なぜプロに任せると損をするのか
このエピソードを通して、バフェットは、他人の資金をアクティブに運用しているヘッジファンドの投資マネジャーから得られる利益はほとんどないという、長らく信奉してきた考え方を強調した。
これは、ヘッジファンドをはじめとする投資マネジャーは通常、「2%/20%」に基づく手数料を投資家に課す、つまり毎年2%の管理手数料と利益の20%を取るという仕組みだ。
もし、バークシャー・ハサウェイが同じ手数料体系で資金を運用したら、現在の投資管理会社であるトッド・コームズとテッド・ウェスチャーは、「ただ、息をしているだけでどちらも毎年1億8000万ドルずつを得ることになるのです」とバフェットは指摘した。要するに、バフェットは、いわゆる「パッシブ投資」(インデックス投資)がアクティブ投資と同じか、それ以上のパフォーマンスを上げられると考えている。
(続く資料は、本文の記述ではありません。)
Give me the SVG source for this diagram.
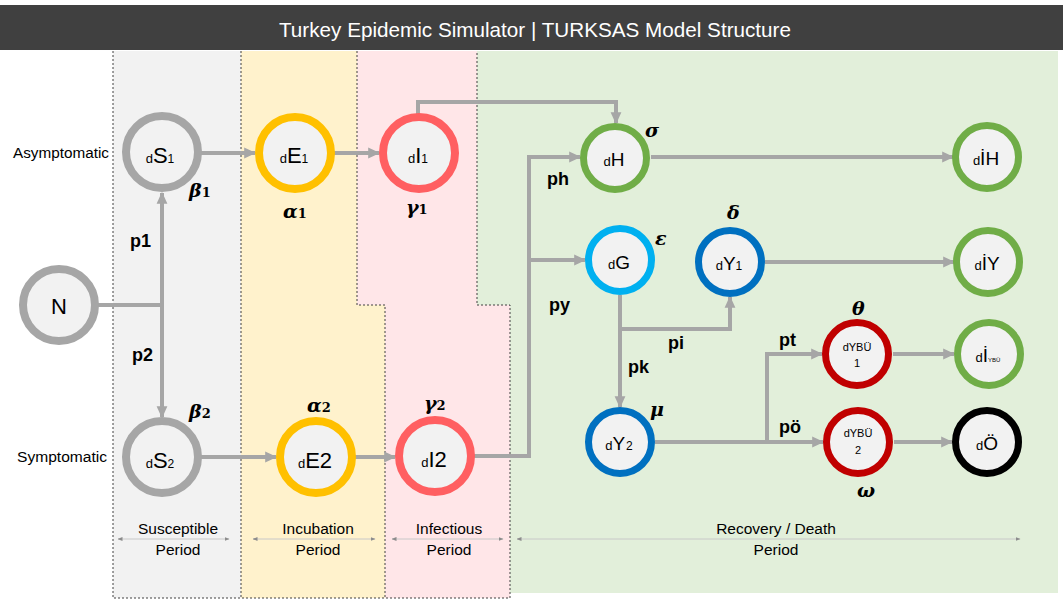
<svg xmlns="http://www.w3.org/2000/svg" width="1063" height="602" viewBox="0 0 1063 602">
<style>
.lbl{font-family:"Liberation Sans",Arial,sans-serif;fill:#000}
.side{font-size:14px}
.per{font-size:15.5px;text-anchor:middle}
.prob{font-size:18px;font-weight:bold;font-family:"Liberation Sans",Arial,sans-serif}
.gk{font-family:"DejaVu Serif","Liberation Serif",serif;font-style:italic;font-weight:bold;font-size:19px}
.gs{font-size:13px;font-style:normal}
.nt{font-family:"Liberation Sans",Arial,sans-serif;text-anchor:middle;fill:#000}
.d{font-size:13px}
.bg{font-size:22px}
.md{font-size:19px}
.sb{font-size:12px}
.tn{font-size:11px}
.n{fill:#f2f2f2}
.conn{fill:none;stroke:#a6a6a6;stroke-width:4}
.pa{stroke:#c8c8c8;stroke-width:1;fill:none}
.dash{fill:none;stroke:#404040;stroke-width:1;stroke-dasharray:2,2}
</style>
<defs>
<marker id="ah" viewBox="0 0 10 10" refX="9" refY="5" markerWidth="3" markerHeight="3" orient="auto" markerUnits="strokeWidth"><path d="M0,0.5 L10,5 L0,9.5 z" fill="#a6a6a6"/></marker>
<marker id="pa" viewBox="0 0 10 10" refX="9" refY="5" markerWidth="5" markerHeight="5" orient="auto-start-reverse" markerUnits="strokeWidth"><path d="M0,1 L10,5 L0,9 z" fill="#8c8c8c"/></marker>
</defs>
<rect width="1063" height="602" fill="#fff"/>
<g id="title">
<rect x="0" y="5" width="1063" height="45" fill="#404040"/>
<text x="535" y="37" text-anchor="middle" font-family="Liberation Sans,Arial,sans-serif" font-size="21" fill="#fff" textLength="512" lengthAdjust="spacingAndGlyphs">Turkey Epidemic Simulator | TURKSAS Model Structure</text>
</g>
<g id="regions">
<rect x="113" y="51" width="128" height="547" fill="#f2f2f2"/>
<polygon points="241,51 357,51 357,305 385,305 385,598 241,598" fill="#fff2cc"/>
<polygon points="357,51 477,51 477,305 510,305 510,598 385,598 385,305 357,305" fill="#ffe6e8"/>
<polygon points="477,51 1058,51 1058,593 510,593 510,305 477,305" fill="#e2efda"/>
<path class="dash" d="M113,51 V598 H510 V305 H477 V51 M241,51 V598 M357,51 V305 H385 V598"/>
</g>
<g id="connectors">
<path class="conn" d="M97,305 H162"/>
<path class="conn" d="M162,305 V193" marker-end="url(#ah)"/>
<path class="conn" d="M162,305 V417" marker-end="url(#ah)"/>
<path class="conn" d="M201,153 H255" marker-end="url(#ah)"/>
<path class="conn" d="M334,153 H379" marker-end="url(#ah)"/>
<path class="conn" d="M418,116 V102 H616 V123" marker-end="url(#ah)"/>
<path class="conn" d="M201,457 H276" marker-end="url(#ah)"/>
<path class="conn" d="M354,457 H395" marker-end="url(#ah)"/>
<path class="conn" d="M474,456 H529 V157 H580" marker-end="url(#ah)"/>
<path class="conn" d="M529,260 H585" marker-end="url(#ah)"/>
<path class="conn" d="M651,157 H953" marker-end="url(#ah)"/>
<path class="conn" d="M620,295 V407" marker-end="url(#ah)"/>
<path class="conn" d="M620,329 H730 V297" marker-end="url(#ah)"/>
<path class="conn" d="M765,262 H954" marker-end="url(#ah)"/>
<path class="conn" d="M655,442 H823" marker-end="url(#ah)"/>
<path class="conn" d="M767,442 V354 H822" marker-end="url(#ah)"/>
<path class="conn" d="M893,354 H954" marker-end="url(#ah)"/>
<path class="conn" d="M894,442 H952" marker-end="url(#ah)"/>
</g>
<g id="N"><circle class="n" cx="59" cy="305" r="36" stroke="#a6a6a6" stroke-width="8"/><text class="nt" x="59" y="314"><tspan class="bg">N</tspan></text></g>
<g id="S1"><circle class="n" cx="162" cy="152" r="36" stroke="#a6a6a6" stroke-width="8"/><text class="nt" x="160" y="163"><tspan class="d">d</tspan><tspan class="bg">S</tspan><tspan class="sb">1</tspan></text></g>
<g id="S2"><circle class="n" cx="162" cy="457" r="36" stroke="#a6a6a6" stroke-width="8"/><text class="nt" x="160" y="468"><tspan class="d">d</tspan><tspan class="bg">S</tspan><tspan class="sb">2</tspan></text></g>
<g id="E1"><circle class="n" cx="295" cy="153" r="36" stroke="#ffc000" stroke-width="8"/><text class="nt" x="294" y="163"><tspan class="d">d</tspan><tspan class="bg">E</tspan><tspan class="sb">1</tspan></text></g>
<g id="E2"><circle class="n" cx="316" cy="457" r="36" stroke="#ffc000" stroke-width="8"/><text class="nt" x="315" y="468"><tspan class="d">d</tspan><tspan class="bg">E2</tspan></text></g>
<g id="I1"><circle class="n" cx="419" cy="153" r="36" stroke="#ff5f61" stroke-width="8"/><text class="nt" x="418" y="163"><tspan class="d">d</tspan><tspan class="bg">I</tspan><tspan class="sb">1</tspan></text></g>
<g id="I2"><circle class="n" cx="435" cy="456" r="36" stroke="#ff5f61" stroke-width="8"/><text class="nt" x="434" y="467"><tspan class="d">d</tspan><tspan class="bg">I2</tspan></text></g>
<g id="H"><circle class="n" cx="615" cy="158" r="31.5" stroke="#70ad47" stroke-width="7"/><text class="nt" x="614" y="166"><tspan class="d">d</tspan><tspan class="md">H</tspan></text></g>
<g id="G"><circle class="n" cx="620" cy="260" r="31.5" stroke="#00b0f0" stroke-width="7"/><text class="nt" x="619" y="269"><tspan class="d">d</tspan><tspan class="md">G</tspan></text></g>
<g id="Y1"><circle class="n" cx="730" cy="262" r="31.5" stroke="#0070c0" stroke-width="7"/><text class="nt" x="729" y="270"><tspan class="d">d</tspan><tspan class="md">Y</tspan><tspan class="sb">1</tspan></text></g>
<g id="Y2"><circle class="n" cx="620" cy="442" r="31.5" stroke="#0070c0" stroke-width="7"/><text class="nt" x="619" y="450"><tspan class="d">d</tspan><tspan class="md">Y</tspan><tspan class="sb" dx="1">2</tspan></text></g>
<g id="IH"><circle class="n" cx="987" cy="157" r="31.5" stroke="#70ad47" stroke-width="7"/><text class="nt" x="986" y="165"><tspan class="d">d</tspan><tspan class="md">İH</tspan></text></g>
<g id="IY"><circle class="n" cx="988" cy="262" r="31.5" stroke="#70ad47" stroke-width="7"/><text class="nt" x="987" y="270"><tspan class="d">d</tspan><tspan class="md">İY</tspan></text></g>
<g id="YBU1"><circle class="n" cx="857" cy="354" r="31.5" stroke="#c00000" stroke-width="7"/><text class="nt tn" x="857" y="351">dYBÜ</text><text class="nt tn" x="857" y="367">1</text></g>
<g id="IYBU"><circle class="n" cx="989" cy="354" r="31.5" stroke="#70ad47" stroke-width="7"/><text class="nt" x="988" y="362"><tspan class="d">d</tspan><tspan class="md">İ</tspan><tspan font-size="6">YBÜ</tspan></text></g>
<g id="YBU2"><circle class="n" cx="858" cy="442" r="31.5" stroke="#c00000" stroke-width="7"/><text class="nt tn" x="858" y="437">dYBÜ</text><text class="nt tn" x="858" y="454">2</text></g>
<g id="O"><circle class="n" cx="987" cy="442" r="31.5" stroke="#000" stroke-width="7"/><text class="nt" x="987" y="450"><tspan class="d">d</tspan><tspan class="md">Ö</tspan></text></g>
<g id="labels">
<text class="lbl side" x="13" y="158" textLength="96" lengthAdjust="spacingAndGlyphs">Asymptomatic</text>
<text class="lbl side" x="17" y="462" textLength="90" lengthAdjust="spacingAndGlyphs">Symptomatic</text>
<text class="prob" x="130" y="247">p1</text>
<text class="prob" x="132" y="361">p2</text>
<text class="prob" x="547" y="185">ph</text>
<text class="prob" x="549" y="311">py</text>
<text class="prob" x="668" y="349">pi</text>
<text class="prob" x="628" y="373">pk</text>
<text class="prob" x="779" y="346">pt</text>
<text class="prob" x="779" y="433">pö</text>
<text class="gk" x="189" y="197">β<tspan class="gs">1</tspan></text>
<text class="gk" x="189" y="418">β<tspan class="gs">2</tspan></text>
<text class="gk" x="283" y="218">α<tspan class="gs">1</tspan></text>
<text class="gk" x="307" y="412">α<tspan class="gs">2</tspan></text>
<text class="gk" x="406" y="214">γ<tspan class="gs">1</tspan></text>
<text class="gk" x="424" y="410">γ<tspan class="gs">2</tspan></text>
<text class="gk" x="645" y="137">σ</text>
<text class="gk" x="655" y="245">ε</text>
<text class="gk" x="727" y="219">δ</text>
<text class="gk" x="650" y="416">μ</text>
<text class="gk" x="852" y="315">θ</text>
<text class="gk" x="857" y="497">ω</text>
</g>
<g id="periods">
<path class="pa" d="M118,539 H229" marker-start="url(#pa)" marker-end="url(#pa)"/>
<path class="pa" d="M253,539 H375" marker-start="url(#pa)" marker-end="url(#pa)"/>
<path class="pa" d="M392,539 H503" marker-start="url(#pa)" marker-end="url(#pa)"/>
<path class="pa" d="M517,539 H1020" marker-start="url(#pa)" marker-end="url(#pa)"/>
<text class="lbl per" x="178" y="534">Susceptible</text>
<text class="lbl per" x="178" y="555">Period</text>
<text class="lbl per" x="318" y="534">Incubation</text>
<text class="lbl per" x="318" y="555">Period</text>
<text class="lbl per" x="449" y="534">Infectious</text>
<text class="lbl per" x="449" y="555">Period</text>
<text class="lbl per" x="776" y="534">Recovery / Death</text>
<text class="lbl per" x="776" y="555">Period</text>
</g>
</svg>
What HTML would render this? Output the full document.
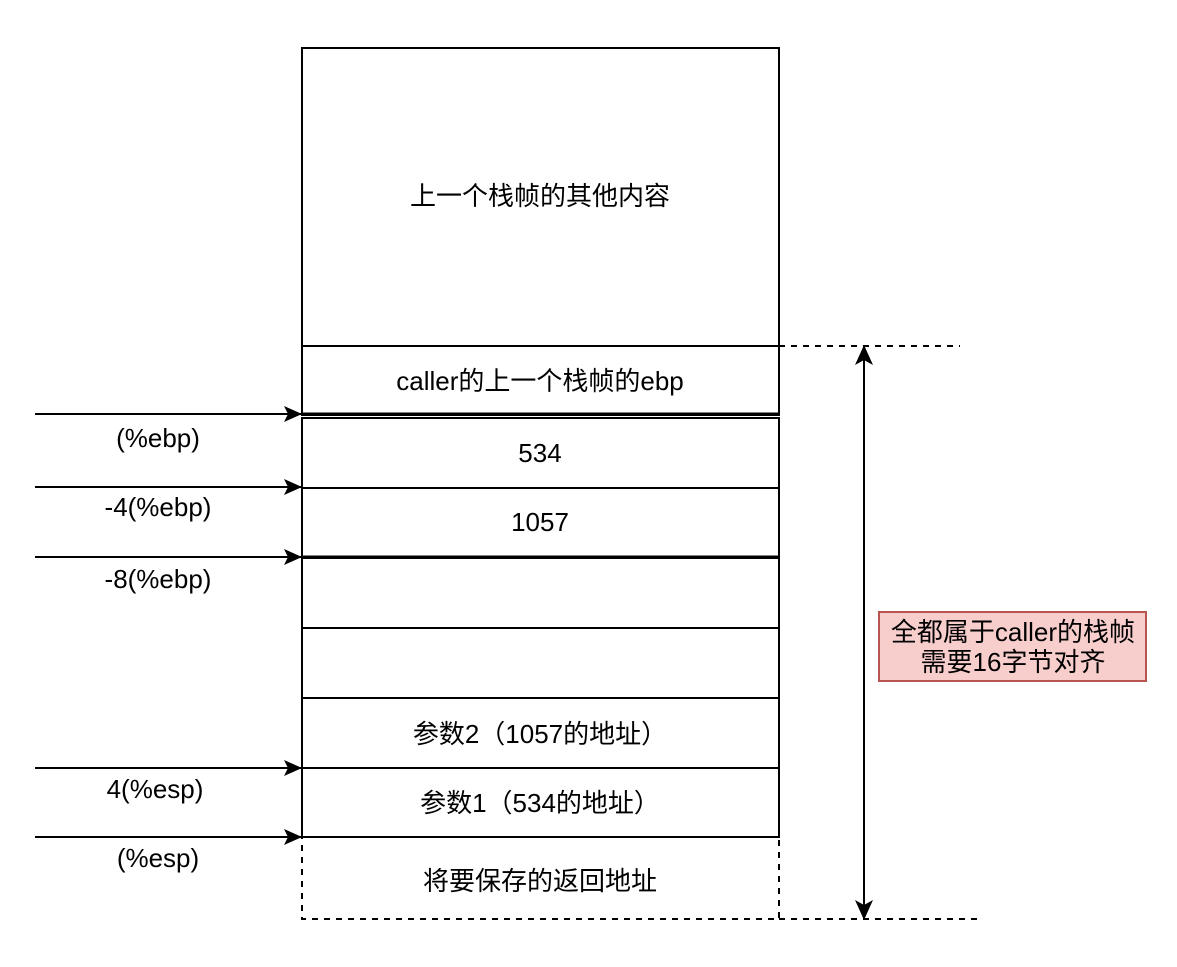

バフェットは、バークシャー・ハサウェイのような機関投資家は投資先候補を絞り、「スカトルバット手法」(※1 編集部注)を通じて投資先企業の財務数値と文化をどちらも知ることに時間をかけるべきだが、個人投資家は、資金を分散して「アメリカの代表的な企業群」、つまりインデックス・ファンドを買うべきだと考えている。
※1 投資する企業を判断する際に、財務諸表だけでなく、消費者や競合他社、コンサルタント、経営者、以前の従業員や取引先などから定性的な情報(数字で表せない情報)も集める手法。
買ったら株式のことは一切考えない
バフェットは次のように説明した。
1942年3月11日、私が最初の株式を購入した日に皆さんができたはずの最善のことは、インデックス・ファンドを何か買って、それ以降決して新聞の見出しに目を向けず、株式のことを一切考えないことでした。
まさに皆さんが農場を購入した時にすることと全く同じです。皆さんはただ農場を買って、小作農家にそれを運営させればよいのです。そして、私は指摘しました。「1万ドルをインデックス・ファンドに投資して配当金を再投資しておけば……」とそこまで言って一呼吸置き、私がいくらと言うかと聴衆に考えさせてから付け加えたのです。「今なら5100万ドルになっているはずなのです」と。
当時、信じなければならないただ一つのことは、アメリカが戦争に勝つこと、そしてアメリカが1776年以来ずっとそうであったのと同じように今後も進歩を続けること、そしてアメリカが前進し続けるのであれば、アメリカ企業も進歩を続けるだろう、ということでした。つまり、どの銘柄をあなたが購入するかなんて悩む必要がなかったし、何を売り買いするか、そして連邦準備制度理事会(FRB)が存在し続けるか、どうなるかなどに心を迷わせる必要がなかったのです。そう、アメリカはうまく機能しているのです。